Dentre os diversos trabalhos e estudos desenvolvidos por Rinaldo de Oliveira Calheiros, está a estruturação de um Plano de Autossuficiência Hídrica para a cidade de Vinhedo, com foco na recuperação das microbacias do município.
Com base em dados e cálculos utilizados lá, ele fez uma transposição - apenas como exercício de reflexão e sem o rigor dos estudos em campo - para a bacia do Corumbataí, especificamente na área do Ribeirão Claro, em Rio Claro, e o trecho do Corumbataí que passa por Piracicaba. O resultado foi surpreendente: uma estimativa de produção de água suficiente para abastecer uma população de mais de 158 mil pessoas.
"Eu transformo essa vazão em equivalente populacional justamente para ficar mais fácil de visualizar o benefício, mas é evidente que são valores que devem ser efetivamente medidos quando se inicia o projeto, identificando cada um dos parâmetros de forma mais assertiva", ressalvou.
Durante a palestra, ele também falou sobre ações e iniciativas já implementadas na bacia do Corumbataí por diversos municípios, bem como sobre recursos que podem ser pleiteados por meio de editais, por exemplo, junto à Agência Reguladora Ares-PCJ.

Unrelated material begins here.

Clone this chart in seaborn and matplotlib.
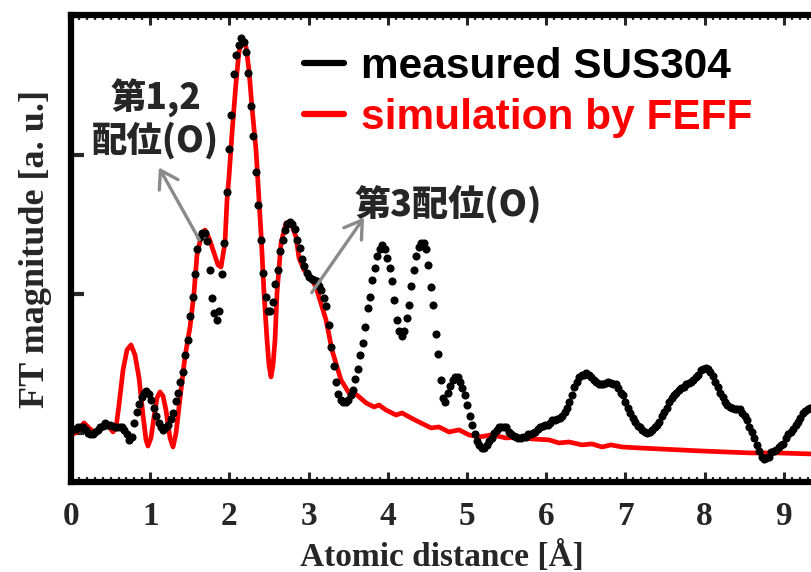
import numpy as np
import pandas as pd
import matplotlib
matplotlib.use("Agg")
import matplotlib.pyplot as plt
import seaborn as sns
from matplotlib.lines import Line2D
from matplotlib.ticker import MultipleLocator

# Fourier-transform magnitude of the measured EXAFS (uniform R grid)
R_STEP = 0.0307  # Å between samples
ft_measured = [
    0.02, 0.03, 0.03, 0.04, 0.04, 0.04, 0.02, 0.00, -0.01, -0.01,
    0.01, 0.02, 0.04, 0.05, 0.07, 0.06, 0.06, 0.05, 0.04, 0.04,
    0.04, 0.04, 0.02, -0.01, -0.05, -0.03, 0.07, 0.15, 0.21, 0.26,
    0.29, 0.30, 0.28, 0.24, 0.18, 0.12, 0.07, 0.04, 0.02, 0.04,
    0.06, 0.10, 0.14, 0.23, 0.29, 0.37, 0.44, 0.56, 0.67, 0.84,
    0.98, 1.14, 1.32, 1.41, 1.44, 1.44, 1.38, 1.17, 0.97, 0.86,
    0.81, 0.88, 1.14, 1.37, 1.73, 2.04, 2.29, 2.58, 2.72, 2.79,
    2.84, 2.81, 2.74, 2.59, 2.35, 2.14, 1.88, 1.64, 1.39, 1.15,
    0.98, 0.88, 0.88, 0.94, 1.07, 1.17, 1.31, 1.39, 1.46, 1.50,
    1.52, 1.50, 1.47, 1.39, 1.33, 1.25, 1.20, 1.15, 1.12, 1.11,
    1.10, 1.09, 1.06, 1.03, 0.97, 0.91, 0.78, 0.62, 0.48, 0.37,
    0.28, 0.24, 0.22, 0.22, 0.24, 0.27, 0.31, 0.39, 0.46, 0.56,
    0.65, 0.76, 0.90, 0.98, 1.10, 1.19, 1.27, 1.32, 1.35, 1.32,
    1.26, 1.19, 1.09, 0.96, 0.81, 0.73, 0.70, 0.73, 0.83, 0.92,
    1.06, 1.17, 1.27, 1.34, 1.37, 1.37, 1.32, 1.21, 1.05, 0.92,
    0.71, 0.57, 0.38, 0.25, 0.22, 0.29, 0.34, 0.38, 0.40, 0.40,
    0.37, 0.32, 0.27, 0.20, 0.12, 0.06, -0.01, -0.06, -0.09, -0.11,
    -0.11, -0.09, -0.06, -0.04, 0.00, 0.02, 0.04, 0.04, 0.04, 0.04,
    0.01, -0.01, -0.02, -0.03, -0.04, -0.04, -0.03, -0.03, -0.01, -0.01,
    0.00, 0.01, 0.03, 0.04, 0.05, 0.06, 0.06, 0.07, 0.09, 0.09,
    0.10, 0.11, 0.12, 0.15, 0.18, 0.22, 0.27, 0.33, 0.37, 0.40,
    0.42, 0.42, 0.43, 0.42, 0.40, 0.38, 0.37, 0.35, 0.35, 0.35,
    0.36, 0.37, 0.36, 0.35, 0.35, 0.32, 0.29, 0.27, 0.22, 0.18,
    0.14, 0.11, 0.08, 0.05, 0.04, 0.02, 0.01, 0.00, 0.01, 0.02,
    0.04, 0.06, 0.08, 0.12, 0.15, 0.18, 0.22, 0.25, 0.27, 0.29,
    0.31, 0.32, 0.33, 0.35, 0.36, 0.37, 0.38, 0.40, 0.42, 0.45,
    0.46, 0.47, 0.46, 0.44, 0.41, 0.37, 0.33, 0.29, 0.26, 0.22,
    0.20, 0.19, 0.18, 0.17, 0.17, 0.17, 0.14, 0.12, 0.09, 0.04,
    0.01, -0.04, -0.09, -0.13, -0.17, -0.19, -0.18, -0.17, -0.14, -0.13,
    -0.12, -0.10, -0.09, -0.08, -0.04, -0.01, 0.01, 0.03, 0.06, 0.08,
    0.11, 0.14, 0.16, 0.17, 0.18, 0.19,
]

# FEFF simulation
r_sim = [
    0.013, 0.088, 0.164, 0.227, 0.290, 0.354, 0.442, 0.492, 0.530, 0.568,
    0.606, 0.657, 0.707, 0.758, 0.808, 0.859, 0.909, 0.947, 0.972, 1.010,
    1.048, 1.086, 1.124, 1.162, 1.199, 1.250, 1.288, 1.326, 1.389, 1.439,
    1.503, 1.553, 1.591, 1.641, 1.692, 1.742, 1.806, 1.856, 1.894, 1.944,
    1.970, 1.995, 2.033, 2.083, 2.121, 2.159, 2.210, 2.247, 2.285, 2.336,
    2.374, 2.399, 2.437, 2.475, 2.500, 2.525, 2.551, 2.576, 2.601, 2.652,
    2.715, 2.778, 2.841, 2.879, 2.942, 3.005, 3.093, 3.220, 3.295, 3.409,
    3.510, 3.611, 3.725, 3.826, 3.889, 3.977, 4.104, 4.179, 4.293, 4.394,
    4.545, 4.646, 4.773, 4.899, 5.025, 5.152, 5.316, 5.492, 5.657, 5.821,
    6.035, 6.162, 6.288, 6.452, 6.578, 6.705, 6.818, 6.957, 7.172, 7.424,
    7.677, 7.929, 8.270, 8.598, 8.939, 9.343,
]
ft_sim = [
    -0.014, 0.014, 0.072, 0.036, 0.007, 0.029, 0.072, 0.036, 0.007, 0.036,
    0.201, 0.453, 0.597, 0.633, 0.561, 0.396, 0.129, -0.050, -0.094, -0.036,
    0.115, 0.252, 0.295, 0.266, 0.165, -0.036, -0.101, 0.000, 0.309, 0.547,
    0.763, 1.007, 1.281, 1.410, 1.460, 1.403, 1.295, 1.209, 1.194, 1.367,
    1.676, 1.842, 2.158, 2.518, 2.741, 2.827, 2.777, 2.612, 2.345, 2.036,
    1.676, 1.439, 1.007, 0.669, 0.489, 0.403, 0.489, 0.669, 1.007, 1.367,
    1.511, 1.511, 1.410, 1.259, 1.173, 1.137, 1.050, 0.813, 0.597, 0.381,
    0.288, 0.273, 0.216, 0.187, 0.201, 0.165, 0.129, 0.144, 0.108, 0.079,
    0.036, 0.043, 0.007, 0.022, -0.014, -0.029, -0.014, -0.036, -0.029, -0.043,
    -0.050, -0.072, -0.065, -0.086, -0.079, -0.101, -0.086, -0.101, -0.108, -0.115,
    -0.122, -0.129, -0.137, -0.144, -0.144, -0.151,
]

x_ticks = [0, 1, 2, 3, 4, 5, 6, 7, 8, 9]
y_ticks = [0, 1, 2, 3]
legend_labels = ["measured SUS304", "simulation by FEFF"]
series_colors = ["black", "red"]
shell_12_label = "第1,2\n配位(O)"
shell_3_label = "第3配位(O)"

measured = pd.DataFrame({
    "r": np.arange(len(ft_measured)) * R_STEP,
    "ft": ft_measured,
})
simulated = pd.DataFrame({"r": r_sim, "ft": ft_sim})

sns.set_style("ticks")
plt.rcParams["font.family"] = ["Liberation Serif", "DejaVu Serif"]

W, H = 812, 572
fig = plt.figure(figsize=(W / 100, H / 100), dpi=100)
ax = fig.add_axes([71 / W, 1 - 482 / H, 1 - 71 / W, (482 - 15) / H])

sns.lineplot(data=simulated, x="r", y="ft", color=series_colors[1], lw=3.4,
             sort=False, estimator=None, ax=ax, zorder=2)
sns.scatterplot(data=measured, x="r", y="ft", color=series_colors[0], s=34,
                linewidth=0, ax=ax, zorder=3)

ax.set_xlim(0, 741 / 79.2)
ax.set_ylim(-0.353, 3.007)

# frame
for side in ("left", "top", "bottom"):
    ax.spines[side].set_linewidth(4.5)
    ax.spines[side].set_color("black")
ax.spines["right"].set_visible(False)

ax.set_xticks(x_ticks)
ax.set_xticklabels([str(t) for t in x_ticks])
ax.xaxis.set_minor_locator(MultipleLocator(0.1))
ax.set_yticks(y_ticks)
ax.set_yticklabels([])
ax.tick_params(axis="x", which="major", direction="in", top=True, bottom=True,
               length=7, width=2.2, pad=14)
ax.tick_params(axis="x", which="minor", direction="in", top=True, bottom=True,
               length=3.5, width=1.6)
ax.tick_params(axis="y", which="major", direction="in", left=True, right=False,
               length=9, width=3)
for lab in ax.get_xticklabels():
    lab.set_fontsize(24)
    lab.set_fontweight("bold")

ax.set_xlabel("Atomic distance [Å]", fontsize=24, fontweight="bold", labelpad=6)
ax.set_ylabel("FT magnitude [a. u.]", fontsize=26, fontweight="bold", labelpad=10)

# legend
handles = [Line2D([], [], color=c, lw=4.5) for c in series_colors]
leg = ax.legend(handles, legend_labels, loc="upper left",
                bbox_to_anchor=(304 / W, 1 - 47 / H), bbox_transform=fig.transFigure,
                frameon=False, handlelength=0.95, handletextpad=0.4,
                labelspacing=0.26, borderpad=0, borderaxespad=0,
                prop={"family": ["Liberation Sans", "DejaVu Sans"],
                      "weight": "bold", "size": 30.5})
for txt, c in zip(leg.get_texts(), series_colors):
    txt.set_color(c)

# coordination-shell annotations
cjk = ["Noto Sans CJK JP", "DejaVu Sans"]
ax.text(1.07, 2.26, shell_12_label, family=cjk, fontweight="heavy", fontsize=25.5,
        ha="center", va="center", multialignment="center", linespacing=1.1)
ax.text(4.77, 1.65, shell_3_label, family=cjk, fontweight="heavy", fontsize=26,
        ha="center", va="center")
arrow = dict(arrowstyle="->,head_length=0.55,head_width=0.35", color="#8a8a8a",
             lw=2.4, mutation_scale=22, shrinkA=0, shrinkB=0)
ax.annotate("", xy=(1.11, 1.91), xytext=(1.62, 1.39), arrowprops=arrow)
ax.annotate("", xy=(3.70, 1.55), xytext=(3.04, 1.01), arrowprops=arrow)

fig.savefig("out.png", dpi=100)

Por fim, Calheiros destacou que, para que essas ações ganhem cada vez mais espaço, é indispensável que os gestores as conheçam e as levem em conta em suas tomadas de decisão:
"Grande parte das coisas que apresentamos aqui eram questionamentos, sempre foram questionamentos em relação à recuperação físico-hídrica, como, por exemplo, sobre o quanto de água que você vai produzir, o tempo de resposta disso, qual é a importância para as águas subterrâneas. Então, tem uma série de coisas que fomos desenvolvendo ao longo do tempo e que conseguimos respostas a questões que sempre vêm atormentando nosso meio científico e técnico, no âmbito de comitês de bacias, sobre a robustez dessa alternativa. Então, o que falta para os gestores, hoje, de forma generalizada, é o conhecimento disso".